Por fim, a modalidade de garantia chamada de cessão fiduciária de quotas de fundo de investimento, uma aplicação feita pelo locatário (devedor fiduciante), ou terceiro, a favor do locador (credor fiduciário). Pode ser também uma boa forma de garantia, desde que em montante suficiente.

Como o art. 39 da lei rege que toda garantia locatícia se estenda até a efetiva devolução do imóvel, ressalvada a situação do depósito de míseros três meses, se o montante garantidor for calculado com sobra para eventuais atrasos e mesmo a prorrogação da locação por prazo indeterminado, o locador poderá estar tranquilo.

Negociadores profissionais, como Herb Cohen, no livro “Você Pode Negociar Qualquer Coisa”, ensinam que uma negociação se estrutura em três elementos centrais: informação, tempo e poder. Assim, locadores encurralados no tempo, por intermediários comerciais ávidos em “fechar” – o verbo-praga das vendas – o negócio, e alugar o imóvel às pressas, costumam fazer péssimos negócios. Quando, anos depois, têm vultosos problemas jurídicos, e prejuízos, o tal intermediário não “existe” mais.
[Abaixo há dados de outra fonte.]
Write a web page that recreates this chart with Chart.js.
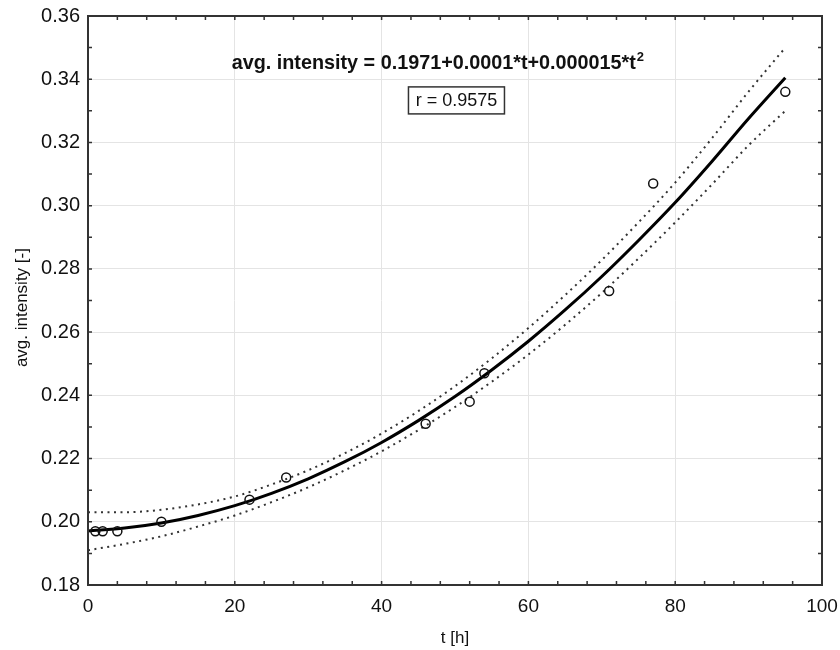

A relação locatícia pode se estender por anos e diversas situações, estritamente jurídicas e, em todos os casos, particularizadas àquela negociação, àquele imóvel e àquelas partes precisam ser muito bem conversadas, refletidas, confirmadas para que a decisão jurídica de alugar se dê com segurança e anteparo no direito.

Tudo isto para não se cair no ditado de que o oriental leva dois anos para planejar e dois dias para executar; e o ocidental planeja em dois dias e fica dois anos batendo a cabeça. São apenas “estilos”. Mas um deles é bastante gerador de prejuízos.